The Tabula Peutingeriana is the only known surviving map of the Roman cursus publicus; it was made by a monk in Colmar in the 13th century. It is a parchment scroll, 0.34 m high and 6.75 m long, assembled from eleven sections, a medieval reproduction of the original scroll. It is a very schematic map: the land masses are distorted, especially in the east-west direction. The map shows many Roman settlements, the roads connecting them, rivers, mountains, forests and seas. The distances between the settlements are also given. The three most important cities of the Roman Empire, Rome, Constantinople and Antioch, are represented with special iconic decoration. Besides the totality of the Empire, the map shows the Near East, India and the Ganges, Sri Lanka (Insula Taprobane), and even an indication of China. It shows a "Temple to Augustus" at Muziris, one of the main ports for trade to the Roman Empire on the southwest coast of India. In the West, the absence of the Iberian Peninsula indicates that a twelfth original section has been lost in the surviving copy; it was reconstructed in 1898 by Konrad Miller.

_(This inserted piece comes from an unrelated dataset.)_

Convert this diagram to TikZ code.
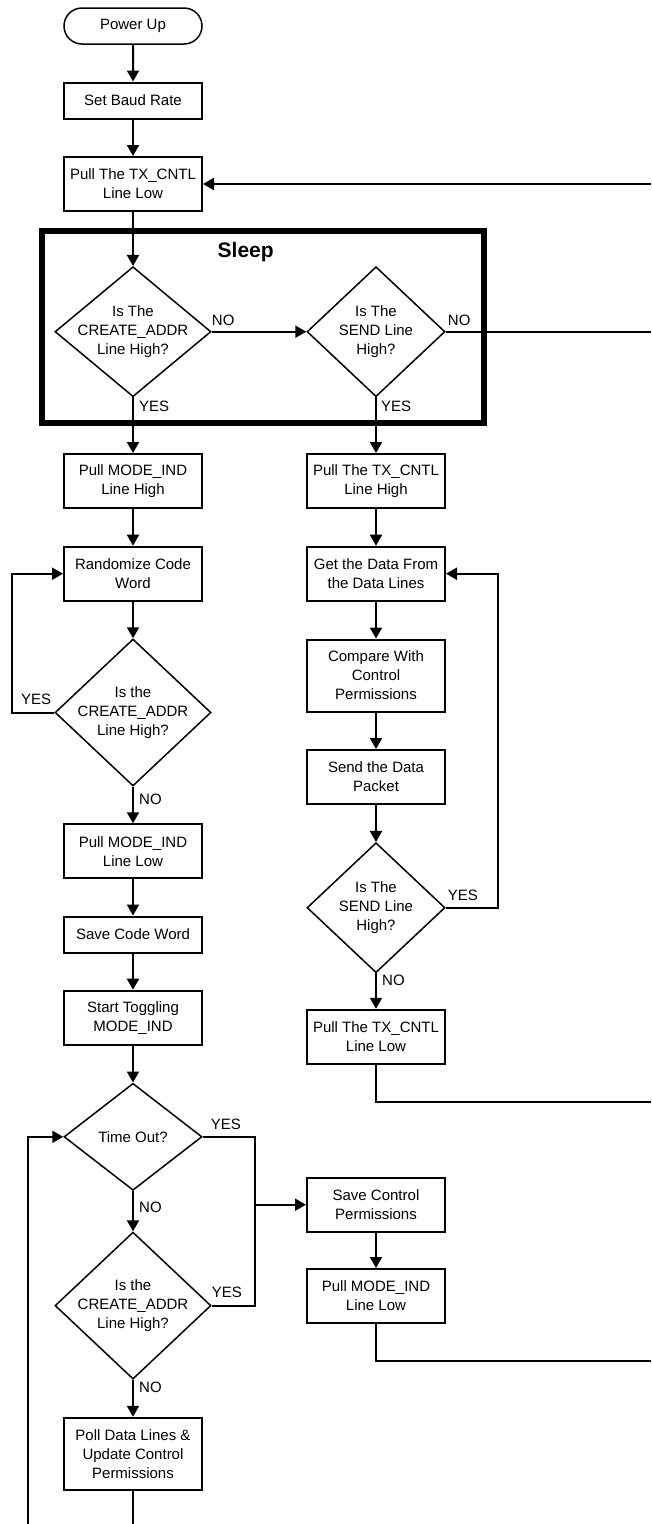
\documentclass[tikz,border=0pt]{standalone}
\usepackage{fontspec}
\setmainfont{Liberation Sans}
\usetikzlibrary{arrows.meta,shapes.geometric,shapes.misc}
\newcommand{\flowfont}{\fontsize{15}{19}\selectfont}
\begin{document}
\begin{tikzpicture}[x=1pt,y=-1pt,
  box/.style={draw, line width=2pt, minimum width=138pt, align=center, inner sep=0pt, font=\flowfont},
  term/.style={draw, rounded rectangle, line width=1.5pt, minimum width=138pt, minimum height=36pt, inner sep=0pt, font=\flowfont},
  dia/.style={draw, diamond, line width=1.5pt, inner sep=0pt},
  dtext/.style={align=center, inner sep=0pt, font=\flowfont},
  lab/.style={inner sep=0pt, font=\flowfont},
  conn/.style={line width=2pt},
  arr/.style={conn, -{Triangle[length=11pt,width=12pt]}},
  frame/.style={draw, line width=6pt, inner sep=0pt}]
\useasboundingbox (0,0) rectangle (651,1524);

% Sleep frame
\node[frame, minimum width=441.9pt, minimum height=191.7pt] (sleep) at (263.25,326.85) {};
\node[font=\fontsize{21}{24}\selectfont\bfseries, inner sep=0pt] (sleeplab) at (245.7,251.7) {Sleep};

% Left column
\node[term] (power) at (133,26) {Power Up};
\node[box, minimum height=36pt] (baud) at (133,100.5) {Set Baud Rate};
\node[box, minimum height=54pt] (txlow) at (133,184) {Pull The TX\_CNTL\\Line Low};
\node[dia, minimum width=156pt, minimum height=130pt] (d1) at (133,331.7) {};
\node[dtext] (d1t) at (d1) {Is The\\CREATE\_ADDR\\Line High?};
\node[box, minimum height=54pt] (modehigh) at (133,481) {Pull MODE\_IND\\Line High};
\node[box, minimum height=54pt] (rand) at (133,573.7) {Randomize Code\\Word};
\node[dia, minimum width=156pt, minimum height=147pt] (d3) at (133,712.5) {};
\node[dtext] (d3t) at (d3) {Is the\\CREATE\_ADDR\\Line High?};
\node[box, minimum height=54pt] (modelow) at (133,851.3) {Pull MODE\_IND\\Line Low};
\node[box, minimum height=36pt] (savecode) at (133,934.5) {Save Code Word};
\node[box, minimum height=54pt] (toggle) at (133,1017.7) {Start Toggling\\MODE\_IND};
\node[dia, minimum width=138pt, minimum height=107pt] (d5) at (133,1136.8) {};
\node[dtext] (d5t) at (d5) {Time Out?};
\node[dia, minimum width=156pt, minimum height=147pt] (d6) at (133,1305.6) {};
\node[dtext] (d6t) at (d6) {Is the\\CREATE\_ADDR\\Line High?};
\node[box, minimum height=72pt] (poll) at (133,1453.8) {Poll Data Lines \&\\Update Control\\Permissions};

% Right column
\node[dia, minimum width=138pt, minimum height=130pt] (d2) at (376,331.7) {};
\node[dtext] (d2t) at (d2) {Is The\\SEND Line\\High?};
\node[box, minimum height=54pt] (txhigh) at (376,481) {Pull The TX\_CNTL\\Line High};
\node[box, minimum height=54pt] (getdata) at (376,573.7) {Get the Data From\\the Data Lines};
\node[box, minimum height=72pt] (compare) at (376,675.5) {Compare With\\Control\\Permissions};
\node[box, minimum height=54pt] (send) at (376,777) {Send the Data\\Packet};
\node[dia, minimum width=138pt, minimum height=130pt] (d4) at (376,907.7) {};
\node[dtext] (d4t) at (d4) {Is The\\SEND Line\\High?};
\node[box, minimum height=54pt] (txlow2) at (376,1036.8) {Pull The TX\_CNTL\\Line Low};
\node[box, minimum height=54pt] (savectrl) at (376,1204.7) {Save Control\\Permissions};
\node[box, minimum height=54pt] (modelow2) at (376,1296) {Pull MODE\_IND\\Line Low};

% free ends and bend coordinates
\coordinate (r0) at (651,184);
\coordinate (redge) at (651,0);
\coordinate (r1) at (651,1101.7);
\coordinate (r2) at (651,1361);
\coordinate (yesx) at (11.7,0);
\coordinate (loopx) at (498.3,0);
\coordinate (midx) at (255.3,0);
\coordinate (bl) at (28.3,1524);
\coordinate (pb) at (133,1524);

% Connectors
\draw[arr] (power) -- (baud);
\draw[arr] (baud) -- (txlow);
\draw[arr] (txlow) -- (d1.north);
\draw[arr] (r0) -- (txlow.east);
\draw[arr] (d1.east) -- (d2.west);
\draw[conn] (d2.east) -- (d2.east -| redge);
\draw[arr] (d1.south) -- (modehigh);
\draw[arr] (d2.south) -- (txhigh);
\draw[arr] (modehigh) -- (rand);
\draw[arr] (rand) -- (d3.north);
\draw[arr] (d3.west) -- (d3.west -| yesx) |- (rand.west);
\draw[arr] (d3.south) -- (modelow);
\draw[arr] (modelow) -- (savecode);
\draw[arr] (savecode) -- (toggle);
\draw[arr] (toggle) -- (d5.north);
\draw[arr] (d5.south) -- (d6.north);
\draw[conn] (d5.east) -| (midx |- d6.east) -- (d6.east);
\draw[arr] (midx |- savectrl.west) -- (savectrl.west);
\draw[arr] (d6.south) -- (poll);
\draw[conn] (poll.south) -- (pb);
\draw[arr] (bl) |- (d5.west);
\draw[arr] (txhigh) -- (getdata);
\draw[arr] (getdata) -- (compare);
\draw[arr] (compare) -- (send);
\draw[arr] (send) -- (d4.north);
\draw[arr] (d4.east) -- (d4.east -| loopx) |- (getdata.east);
\draw[arr] (d4.south) -- (txlow2);
\draw[conn] (txlow2.south) |- (r1);
\draw[arr] (savectrl) -- (modelow2);
\draw[conn] (modelow2.south) |- (r2);

% Labels
\node[lab, anchor=west] (l1) at ([yshift=11pt]d1.east) {NO};
\node[lab, anchor=west] (l2) at ([xshift=2pt,yshift=11pt]d2.east) {NO};
\node[lab, anchor=west] (l3) at ([xshift=6pt,yshift=-9pt]d1.south) {YES};
\node[lab, anchor=west] (l4) at ([xshift=5pt,yshift=-9pt]d2.south) {YES};
\node[lab, anchor=east] (l5) at ([xshift=-3pt,yshift=13pt]d3.west) {YES};
\node[lab, anchor=west] (l6) at ([xshift=6pt,yshift=-13pt]d3.south) {NO};
\node[lab, anchor=west] (l7) at ([xshift=2pt,yshift=12pt]d4.east) {YES};
\node[lab, anchor=west] (l8) at ([xshift=6pt,yshift=-7pt]d4.south) {NO};
\node[lab, anchor=west] (l9) at ([xshift=8pt,yshift=12pt]d5.east) {YES};
\node[lab, anchor=west] (l10) at ([xshift=6pt,yshift=-16pt]d5.south) {NO};
\node[lab, anchor=west] (l11) at ([xshift=0pt,yshift=13pt]d6.east) {YES};
\node[lab, anchor=west] (l12) at ([xshift=6pt,yshift=-7pt]d6.south) {NO};
\end{tikzpicture}
\end{document}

The table appears to be based on "itineraries", or lists of destinations along Roman roads, as the distances between points along the routes are indicated. Travelers would not have possessed anything so sophisticated as a map, but they needed to know what lay ahead of them on the road and how far. The Peutinger table represents these roads as a series of roughly parallel lines along which destinations have been marked in order of travel. The shape of the parchment pages accounts for the conventional rectangular layout. However, a rough similarity to the coordinates of Ptolemy's earth-mapping gives some writers a hope that some terrestrial representation was intended by the unknown compilers.

The stages and cities are represented by hundreds of functional place symbols, used with discrimination from the simplest icon of a building with two towers to the elaborate individualized "portraits" of the three great cities. Annalina and Mario Levi, the Tabula's editors, conclude that the semi-schematic semi-pictorial symbols reproduce Roman cartographic conventions of the itineraria picta described by Vegetius, of which this is the sole testimony.